◆ Exercise objective ◆
Only the number is needed: how many lines contain the word "script"?

Source code of charts
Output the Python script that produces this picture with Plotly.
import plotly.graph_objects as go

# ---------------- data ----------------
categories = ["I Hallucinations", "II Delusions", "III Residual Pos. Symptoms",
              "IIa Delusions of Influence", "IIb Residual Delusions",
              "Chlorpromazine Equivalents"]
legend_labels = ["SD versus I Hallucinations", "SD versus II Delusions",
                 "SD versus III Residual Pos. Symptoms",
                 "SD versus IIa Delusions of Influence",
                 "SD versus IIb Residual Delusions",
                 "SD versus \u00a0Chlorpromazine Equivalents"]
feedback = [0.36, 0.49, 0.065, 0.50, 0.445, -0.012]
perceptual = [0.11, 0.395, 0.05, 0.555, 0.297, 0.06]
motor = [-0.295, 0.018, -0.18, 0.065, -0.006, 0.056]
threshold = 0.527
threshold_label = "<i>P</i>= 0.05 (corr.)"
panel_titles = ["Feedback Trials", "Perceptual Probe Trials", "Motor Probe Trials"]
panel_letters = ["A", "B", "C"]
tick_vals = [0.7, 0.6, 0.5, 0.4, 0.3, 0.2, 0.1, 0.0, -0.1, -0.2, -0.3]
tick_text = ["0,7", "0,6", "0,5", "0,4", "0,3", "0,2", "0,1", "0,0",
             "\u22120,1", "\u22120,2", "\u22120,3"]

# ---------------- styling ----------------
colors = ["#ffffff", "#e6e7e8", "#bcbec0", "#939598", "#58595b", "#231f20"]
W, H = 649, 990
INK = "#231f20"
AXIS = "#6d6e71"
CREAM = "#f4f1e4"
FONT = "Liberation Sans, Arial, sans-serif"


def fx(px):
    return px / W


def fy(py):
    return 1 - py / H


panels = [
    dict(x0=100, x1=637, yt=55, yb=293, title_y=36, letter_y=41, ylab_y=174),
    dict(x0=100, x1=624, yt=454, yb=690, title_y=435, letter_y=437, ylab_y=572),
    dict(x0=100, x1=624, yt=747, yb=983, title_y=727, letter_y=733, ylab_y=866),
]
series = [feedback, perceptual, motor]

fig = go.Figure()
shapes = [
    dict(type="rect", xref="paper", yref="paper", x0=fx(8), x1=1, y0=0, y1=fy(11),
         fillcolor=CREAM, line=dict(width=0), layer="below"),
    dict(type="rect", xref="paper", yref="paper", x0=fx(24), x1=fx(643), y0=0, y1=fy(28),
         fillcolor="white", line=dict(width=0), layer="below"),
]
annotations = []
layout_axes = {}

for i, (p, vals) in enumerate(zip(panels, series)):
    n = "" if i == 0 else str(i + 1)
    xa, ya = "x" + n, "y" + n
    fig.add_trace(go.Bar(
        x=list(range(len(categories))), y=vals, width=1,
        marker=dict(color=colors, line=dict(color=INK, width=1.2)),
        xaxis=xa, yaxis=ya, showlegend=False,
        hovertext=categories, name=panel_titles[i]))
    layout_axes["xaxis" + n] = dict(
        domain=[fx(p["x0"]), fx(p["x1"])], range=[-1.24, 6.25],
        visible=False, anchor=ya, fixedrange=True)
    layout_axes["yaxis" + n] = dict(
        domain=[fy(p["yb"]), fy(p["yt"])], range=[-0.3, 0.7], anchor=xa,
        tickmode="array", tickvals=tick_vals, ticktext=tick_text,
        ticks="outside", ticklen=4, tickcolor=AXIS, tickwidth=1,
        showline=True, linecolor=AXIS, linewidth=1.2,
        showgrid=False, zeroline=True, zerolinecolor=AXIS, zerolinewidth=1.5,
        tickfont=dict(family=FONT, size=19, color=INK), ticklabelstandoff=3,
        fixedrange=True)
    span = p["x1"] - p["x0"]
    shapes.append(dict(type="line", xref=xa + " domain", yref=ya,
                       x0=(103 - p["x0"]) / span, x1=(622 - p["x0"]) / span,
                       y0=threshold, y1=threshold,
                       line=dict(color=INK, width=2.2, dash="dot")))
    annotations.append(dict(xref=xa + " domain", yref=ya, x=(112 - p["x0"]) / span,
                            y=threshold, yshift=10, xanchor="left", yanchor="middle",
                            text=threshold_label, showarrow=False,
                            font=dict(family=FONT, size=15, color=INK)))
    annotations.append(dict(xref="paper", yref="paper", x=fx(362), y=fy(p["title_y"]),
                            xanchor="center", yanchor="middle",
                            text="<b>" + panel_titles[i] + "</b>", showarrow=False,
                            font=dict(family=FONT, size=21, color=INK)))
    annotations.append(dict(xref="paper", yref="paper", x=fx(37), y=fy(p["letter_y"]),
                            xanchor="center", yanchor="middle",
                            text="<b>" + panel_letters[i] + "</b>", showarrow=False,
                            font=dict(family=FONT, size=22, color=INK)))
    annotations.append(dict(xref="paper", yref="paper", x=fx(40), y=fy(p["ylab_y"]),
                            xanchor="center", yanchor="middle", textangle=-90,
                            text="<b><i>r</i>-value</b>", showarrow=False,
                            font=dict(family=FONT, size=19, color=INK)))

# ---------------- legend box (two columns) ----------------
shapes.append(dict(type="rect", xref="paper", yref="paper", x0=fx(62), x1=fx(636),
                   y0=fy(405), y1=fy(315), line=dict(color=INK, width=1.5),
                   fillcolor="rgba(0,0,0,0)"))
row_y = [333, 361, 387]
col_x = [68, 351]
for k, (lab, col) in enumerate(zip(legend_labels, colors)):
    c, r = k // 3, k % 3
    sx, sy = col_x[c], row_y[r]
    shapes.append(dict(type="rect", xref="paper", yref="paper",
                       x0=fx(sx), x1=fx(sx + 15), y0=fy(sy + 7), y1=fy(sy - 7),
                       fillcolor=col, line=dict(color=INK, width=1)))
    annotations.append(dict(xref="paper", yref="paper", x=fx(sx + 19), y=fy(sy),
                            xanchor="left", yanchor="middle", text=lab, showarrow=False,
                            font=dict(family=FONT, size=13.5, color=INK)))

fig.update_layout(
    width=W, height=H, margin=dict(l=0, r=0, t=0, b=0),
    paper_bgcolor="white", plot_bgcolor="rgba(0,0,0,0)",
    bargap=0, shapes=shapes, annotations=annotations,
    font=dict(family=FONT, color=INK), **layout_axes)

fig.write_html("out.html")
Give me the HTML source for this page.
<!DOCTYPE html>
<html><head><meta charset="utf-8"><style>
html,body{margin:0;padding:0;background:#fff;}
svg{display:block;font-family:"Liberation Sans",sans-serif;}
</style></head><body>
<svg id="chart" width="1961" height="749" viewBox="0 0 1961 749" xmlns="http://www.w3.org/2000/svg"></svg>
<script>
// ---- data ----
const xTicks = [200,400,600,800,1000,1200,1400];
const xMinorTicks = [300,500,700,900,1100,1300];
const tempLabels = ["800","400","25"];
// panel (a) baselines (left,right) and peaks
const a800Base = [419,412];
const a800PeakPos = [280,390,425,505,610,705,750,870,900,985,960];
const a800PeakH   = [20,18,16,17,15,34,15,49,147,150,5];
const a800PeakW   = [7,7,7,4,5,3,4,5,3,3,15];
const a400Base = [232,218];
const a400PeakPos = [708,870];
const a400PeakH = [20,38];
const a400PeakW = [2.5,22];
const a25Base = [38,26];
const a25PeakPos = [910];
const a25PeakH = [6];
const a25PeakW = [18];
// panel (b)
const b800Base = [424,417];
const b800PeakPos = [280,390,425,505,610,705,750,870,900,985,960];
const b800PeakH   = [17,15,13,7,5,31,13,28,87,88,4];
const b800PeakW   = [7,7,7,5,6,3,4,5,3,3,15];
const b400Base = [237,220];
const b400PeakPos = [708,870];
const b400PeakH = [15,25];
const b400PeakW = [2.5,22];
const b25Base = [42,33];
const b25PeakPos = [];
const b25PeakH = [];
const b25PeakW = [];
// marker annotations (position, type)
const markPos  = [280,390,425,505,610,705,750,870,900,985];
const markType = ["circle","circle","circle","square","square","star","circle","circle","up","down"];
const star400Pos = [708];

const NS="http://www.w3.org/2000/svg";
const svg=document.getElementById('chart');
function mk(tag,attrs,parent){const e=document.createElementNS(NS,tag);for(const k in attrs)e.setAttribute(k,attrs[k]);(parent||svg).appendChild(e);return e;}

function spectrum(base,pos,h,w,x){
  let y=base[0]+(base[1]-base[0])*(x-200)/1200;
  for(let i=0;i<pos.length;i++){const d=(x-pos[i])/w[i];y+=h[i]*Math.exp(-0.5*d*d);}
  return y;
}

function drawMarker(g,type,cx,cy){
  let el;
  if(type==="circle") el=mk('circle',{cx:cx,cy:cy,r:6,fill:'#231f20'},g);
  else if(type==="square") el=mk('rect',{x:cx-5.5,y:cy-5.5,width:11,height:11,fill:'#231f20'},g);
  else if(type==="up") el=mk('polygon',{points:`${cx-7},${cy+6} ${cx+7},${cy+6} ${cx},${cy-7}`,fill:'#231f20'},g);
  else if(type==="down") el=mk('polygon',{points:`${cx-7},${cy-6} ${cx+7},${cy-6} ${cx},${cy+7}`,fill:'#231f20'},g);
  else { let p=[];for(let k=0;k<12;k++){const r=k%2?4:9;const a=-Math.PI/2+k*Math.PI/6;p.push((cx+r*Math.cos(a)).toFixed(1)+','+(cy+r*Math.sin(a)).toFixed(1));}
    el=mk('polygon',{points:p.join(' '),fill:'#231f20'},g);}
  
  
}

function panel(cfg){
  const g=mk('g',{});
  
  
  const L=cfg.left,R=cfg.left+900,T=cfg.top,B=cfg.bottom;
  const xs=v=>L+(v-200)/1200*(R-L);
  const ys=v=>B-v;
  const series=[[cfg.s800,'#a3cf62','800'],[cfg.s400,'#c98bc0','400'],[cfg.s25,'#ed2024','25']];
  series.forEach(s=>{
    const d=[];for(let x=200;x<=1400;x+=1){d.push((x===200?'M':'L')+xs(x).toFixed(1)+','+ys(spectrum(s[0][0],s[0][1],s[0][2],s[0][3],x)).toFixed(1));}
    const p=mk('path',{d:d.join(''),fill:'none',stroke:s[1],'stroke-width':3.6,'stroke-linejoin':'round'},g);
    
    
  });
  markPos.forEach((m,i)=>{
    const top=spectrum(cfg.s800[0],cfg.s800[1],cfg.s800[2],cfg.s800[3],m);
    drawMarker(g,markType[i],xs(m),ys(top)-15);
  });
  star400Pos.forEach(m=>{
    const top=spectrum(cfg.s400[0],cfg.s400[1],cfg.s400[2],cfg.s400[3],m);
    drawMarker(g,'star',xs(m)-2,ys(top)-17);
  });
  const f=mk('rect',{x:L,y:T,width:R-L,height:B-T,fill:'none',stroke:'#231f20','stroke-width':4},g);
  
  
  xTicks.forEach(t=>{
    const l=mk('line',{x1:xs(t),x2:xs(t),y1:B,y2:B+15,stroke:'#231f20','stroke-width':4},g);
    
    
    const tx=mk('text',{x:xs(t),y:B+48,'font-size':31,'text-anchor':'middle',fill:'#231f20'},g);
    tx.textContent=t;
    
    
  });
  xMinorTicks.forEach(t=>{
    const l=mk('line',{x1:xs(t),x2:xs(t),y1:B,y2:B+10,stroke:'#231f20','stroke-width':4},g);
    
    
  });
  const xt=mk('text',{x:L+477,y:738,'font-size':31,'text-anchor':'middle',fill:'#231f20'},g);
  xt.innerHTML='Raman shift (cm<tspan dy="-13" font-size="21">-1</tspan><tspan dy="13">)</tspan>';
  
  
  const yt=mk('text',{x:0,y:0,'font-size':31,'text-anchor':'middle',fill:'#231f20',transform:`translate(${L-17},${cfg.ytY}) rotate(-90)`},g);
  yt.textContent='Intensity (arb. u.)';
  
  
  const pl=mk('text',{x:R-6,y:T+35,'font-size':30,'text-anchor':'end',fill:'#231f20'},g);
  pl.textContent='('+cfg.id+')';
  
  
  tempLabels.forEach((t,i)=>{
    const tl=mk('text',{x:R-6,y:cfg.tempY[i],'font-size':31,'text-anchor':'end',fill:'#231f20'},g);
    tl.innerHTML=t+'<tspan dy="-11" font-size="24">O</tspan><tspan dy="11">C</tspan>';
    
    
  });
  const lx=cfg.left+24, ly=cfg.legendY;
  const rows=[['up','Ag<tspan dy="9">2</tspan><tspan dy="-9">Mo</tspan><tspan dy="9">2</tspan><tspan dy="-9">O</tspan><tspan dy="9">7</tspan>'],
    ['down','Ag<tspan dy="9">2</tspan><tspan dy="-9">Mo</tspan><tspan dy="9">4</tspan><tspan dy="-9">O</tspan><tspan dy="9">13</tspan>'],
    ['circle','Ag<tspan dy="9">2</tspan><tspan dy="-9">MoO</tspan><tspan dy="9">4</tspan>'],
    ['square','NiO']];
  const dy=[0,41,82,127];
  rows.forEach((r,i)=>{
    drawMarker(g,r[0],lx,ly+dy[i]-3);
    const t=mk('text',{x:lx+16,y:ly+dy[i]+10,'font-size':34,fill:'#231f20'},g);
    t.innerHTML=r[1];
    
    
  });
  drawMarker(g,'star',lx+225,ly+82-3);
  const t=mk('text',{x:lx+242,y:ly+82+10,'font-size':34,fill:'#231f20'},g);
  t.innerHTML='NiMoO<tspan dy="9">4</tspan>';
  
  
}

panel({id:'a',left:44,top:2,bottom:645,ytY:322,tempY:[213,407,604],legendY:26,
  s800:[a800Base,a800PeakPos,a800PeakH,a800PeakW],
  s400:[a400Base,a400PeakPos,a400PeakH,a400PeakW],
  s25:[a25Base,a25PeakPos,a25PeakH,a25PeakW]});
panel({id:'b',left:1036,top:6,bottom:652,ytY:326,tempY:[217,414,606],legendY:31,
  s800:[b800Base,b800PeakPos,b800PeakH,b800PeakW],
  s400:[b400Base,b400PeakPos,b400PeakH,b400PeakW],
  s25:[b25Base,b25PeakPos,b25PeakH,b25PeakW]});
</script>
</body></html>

◆ Output for this task ◆
3